Foodie Neighborhood Spotlight: One Day on Magazine Street, New Orleans
Start the day like the locals do at La Boulangerie, a French bakery offering a wide range of viennoiserie, breads and locally roasted coffee. As hard as it might be when confronted with their fully loaded pastry case, eat sparingly to save room for later. Alternatively, if you require a full-service breakfast at an excellent price, try nearby Surrey's Uptown for its Bananas Foster French toast or boudin breakfast biscuit.
As the city wakes up and the shops open, walk toward Jefferson Avenue, where you'll find a stretch of boutiques perfect for browsing. Gifts for kids can be found at Magic Box Toys and for grownups at Hazelnut, co-owned by actor Bryan Batt. Clever New Orleans-inspired T-shirts can be found at Dirty Coast. Need a jolt? Ignore the Whole Foods across the street and grab a pick-me-up espresso at the postage stamp-sized Velvet, arguably the city's best (and smallest) coffee shop. (Although the bulk of America's coffee passes through the Port of New Orleans, a quality shot of espresso is hard to find. Velvet is an exception.)
So many choices. Make your way back toward downtown. Just past Napoleon Avenue you'll come to La Petite Grocery, helmed by James Beard finalist Justin Devillier. Try his blue crab beignets or the LPG burger with homemade pickles, grain mustard and hand-cut fries. If you crave more traditional New Orleans fare, roll up your sleeves and sit down to a goliath oyster loaf (aka po'boy sandwich) at the famous but no-frills Casamento's. Alternatively, Mahony's Po-Boy Shop, several blocks down, offers more artfully composed versions like fried green tomato with shrimp remoulade.
Browse the stretch between Louisiana and Washington avenues. Fancy shops rub shoulders with offbeat up-and-comers. It also marks the lower edge of the Garden District, so feel free to wander off Magazine toward St. Charles to view some spectacular homes. If you need a midday break, a window seat at Rue de la Course coffee shop is a favorite for people watching. Ladies can spend time in Belladonna, with gifts and day spa treatments, while guys can check out the cigar selection at Mayan Import Company.
Rendezvous for dinner at Coquette, where chef Michael Stoltzfus offers a creative menu with a particularly strong focus on seasonal produce. Alternatively, opt for dinner and drinks at the one-two punch of Lilette and its adjacent Bouligny Tavern, both operated under the auspices of chef and owner John Harris. Housed in a former apothecary and featuring pressed tin ceilings and tile floors, Lilette feels like a French bistro, but the menu is rounded out with regionally sourced ingredients and a fair sampling of Italian fare.
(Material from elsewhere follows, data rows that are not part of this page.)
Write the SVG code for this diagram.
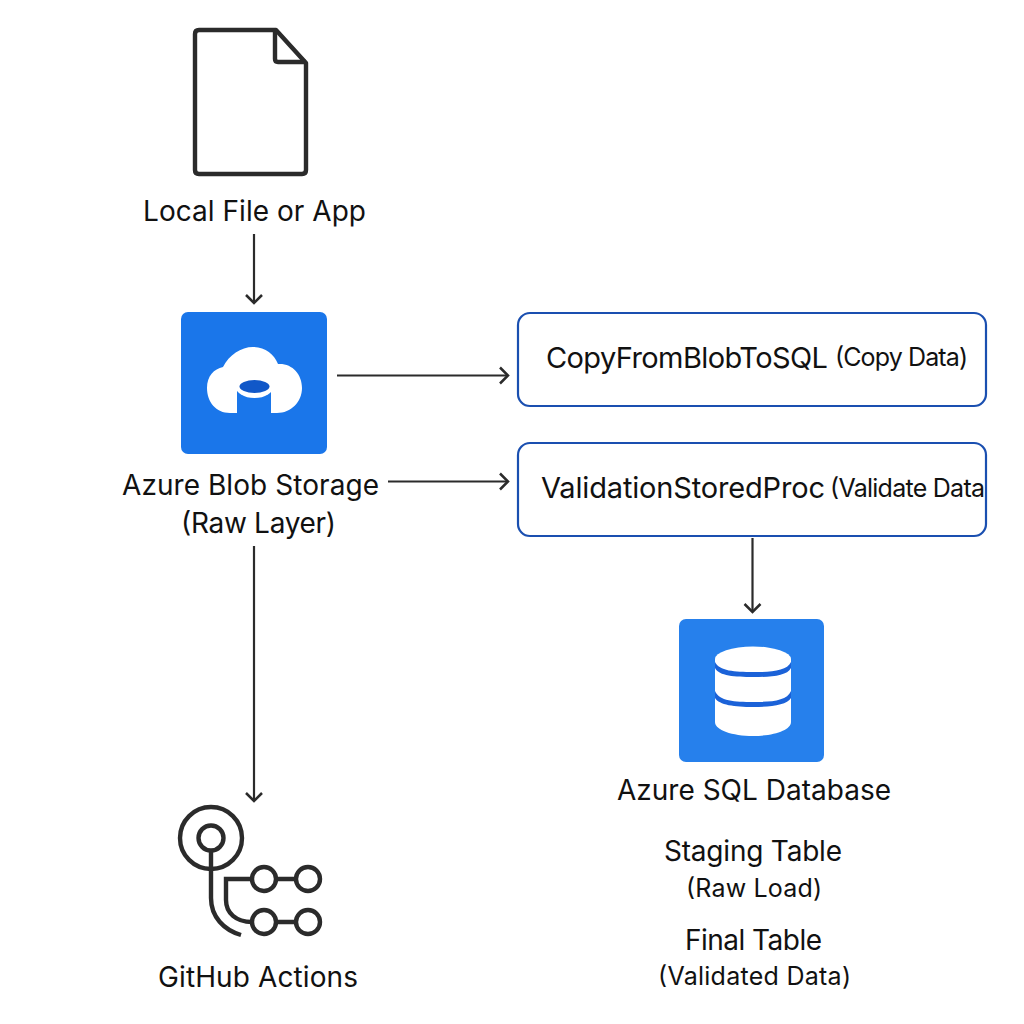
<svg xmlns="http://www.w3.org/2000/svg" width="1024" height="1024" viewBox="0 0 1024 1024">
<style>
text{font-family:"Inter","Liberation Sans",sans-serif;fill:#111}
.l{font-size:28px}.s{font-size:25px}
.c{fill:none;stroke:#2b2b2b;stroke-width:2.200}
.box{fill:#fff;stroke:#1a4fb0;stroke-width:2.200}
.ic{fill:none;stroke:#2b2b2b;stroke-width:4.400}
</style>
<defs><marker id="a" markerUnits="userSpaceOnUse" markerWidth="20" markerHeight="20" refX="16" refY="10" orient="auto"><path d="M8 2L16 10L8 18" fill="none" stroke="#2b2b2b" stroke-width="2.500"/></marker></defs>
<rect width="1024" height="1024" fill="#fff"/>
<g id="connectors">
<path class="c" marker-end="url(#a)" d="M254 234V303"/>
<path class="c" marker-end="url(#a)" d="M337 375.500H508"/>
<path class="c" marker-end="url(#a)" d="M388 481.500H508"/>
<path class="c" marker-end="url(#a)" d="M254 546V801"/>
<path class="c" marker-end="url(#a)" d="M752.500 538V612"/>
</g>
<g id="local-file">
<path d="M199 30H276L306 63V170Q306 174 302 174H199Q195 174 195 170V34Q195 30 199 30Z" fill="#fff" stroke="#2b2b2b" stroke-width="4.400" stroke-linejoin="round"/>
<path d="M275 30V59Q275 62 278 62H306" fill="none" stroke="#2b2b2b" stroke-width="4.400"/>
<text class="l" x="254.500" y="221" text-anchor="middle" textLength="223">Local File or App</text>
</g>
<g id="blob-storage">
<rect x="181" y="312" width="146" height="142" rx="7" fill="#1a76ea"/>
<path d="M237 413H230C216 413 207 402 207 388C207 376 214 369 223 367C229 355 241 347 253 347C265 347 274 354 278 364C292 363 302 374 302 388C302 402 291 413 277 413H271V388H237Z" fill="#fff"/>
<ellipse cx="254.500" cy="386" rx="19" ry="12" fill="#fff"/>
<ellipse cx="254.500" cy="386.500" rx="15" ry="6.500" fill="#1158c8"/>
<text class="l" x="250.500" y="495" text-anchor="middle" textLength="257">Azure Blob Storage</text>
<text class="l" x="258.500" y="533" text-anchor="middle" textLength="155">(Raw Layer)</text>
</g>
<g id="copy-activity">
<rect class="box" x="518" y="313" width="468" height="93" rx="12"/>
<text x="546" y="368" font-size="29" textLength="282">CopyFromBlobToSQL</text>
<text class="s" x="835" y="366" textLength="133">(Copy Data)</text>
</g>
<g id="validation-activity">
<rect class="box" x="518" y="443" width="468" height="93" rx="12"/>
<text x="541" y="498" font-size="29" textLength="284">ValidationStoredProc</text>
<text class="s" x="830" y="497" textLength="155">(Validate Data</text>
</g>
<g id="sql-database">
<rect x="679" y="619" width="145" height="143" rx="7" fill="#2680ec"/>
<path d="M715 659V722C715 730 732 736 753 736C774 736 791 730 791 722V659Z" fill="#fff"/>
<ellipse cx="753" cy="659" rx="38" ry="12.500" fill="#fff"/>
<path d="M715 662C719 671 735 672 753 672C771 672 787 671 791 662V668C787 676 771 677 753 677C735 677 719 676 715 668ZM715 691C719 701 735 702 753 702C771 702 787 701 791 691V698C787 705 771 707 753 707C735 707 719 705 715 698Z" fill="#1b62d8"/>
<text class="l" x="754" y="800" text-anchor="middle" textLength="274">Azure SQL Database</text>
<text class="l" x="753" y="861" text-anchor="middle" textLength="178">Staging Table</text>
<text class="s" x="754" y="897" text-anchor="middle" textLength="136">(Raw Load)</text>
<text class="l" x="753.500" y="950" text-anchor="middle" textLength="137">Final Table</text>
<text class="s" x="754.500" y="985" text-anchor="middle" textLength="193">(Validated Data)</text>
</g>
<g id="github-actions">
<circle class="ic" cx="211" cy="838" r="31"/>
<circle class="ic" cx="211" cy="838" r="12.500"/>
<path class="ic" d="M211 851V898C211 917 224 930 241 935"/>
<path class="ic" d="M252 879H226V900C226 913 236 922 252 922"/>
<path class="ic" d="M276 879H296M276 922H296"/>
<circle class="ic" cx="264" cy="879" r="12"/>
<circle class="ic" cx="308" cy="879" r="12"/>
<circle class="ic" cx="264" cy="922" r="12"/>
<circle class="ic" cx="308" cy="922" r="12"/>
<text class="l" x="258" y="987" text-anchor="middle" textLength="200">GitHub Actions</text>
</g>
</svg>
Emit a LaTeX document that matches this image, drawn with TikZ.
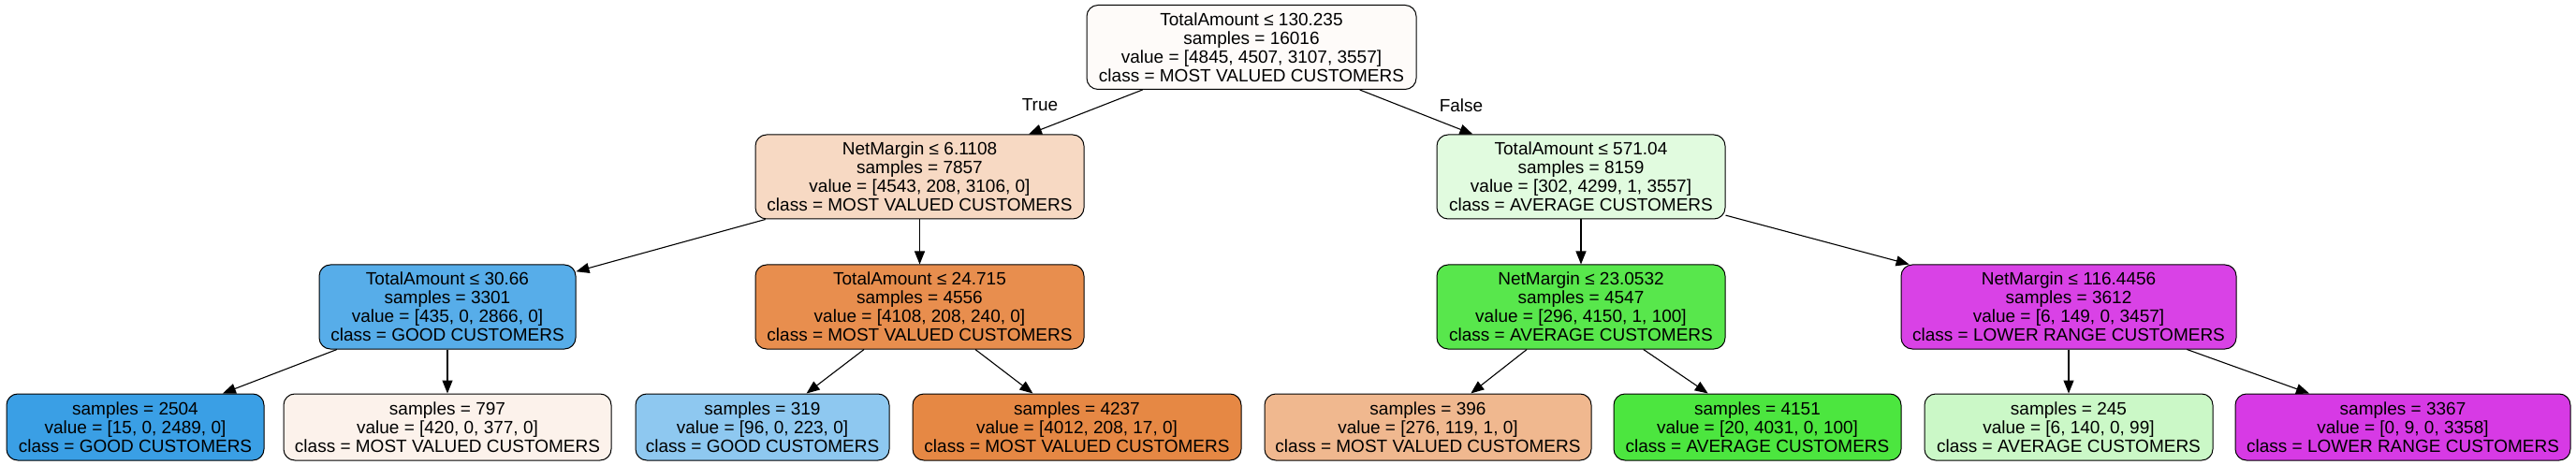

For a sleeker, more contemporary dining experience, consider Dominique's on Magazine. Chef Dominique Macquet hails from Mauritius, in the Indian Ocean, and his background is French with a decidedly colonial flair, incorporating elements of Asian, African and Creole cuisine (be sure to visit the hydroponic herb towers in the back). Reservations are highly recommended for all these restaurants.
Those with a sweet tooth will love dessert boutique Sucre, whose delicate macarons, creamy gelato and jewel-like entremets tempt from the case. For a sophisticated bar scene with a small-plates menu to match, visit Bouligny Tavern.
Several Mardi Gras parades (including must-see Muses) have recently extended their routes to include Magazine Street. To experience parades without the throngs that line St. Charles Avenue and in more of a family setting, check out the stretch between Jefferson and Napoleon avenues. *Routes vary so confirm the specific parade route online before you go.
On the first Saturday of October, Magazine Street transforms into a 5-mile block party. Galleries, restaurants and shops open their doors and serve up wine, food and live music from 6 to 9 p.m. for Art for Art's Sake.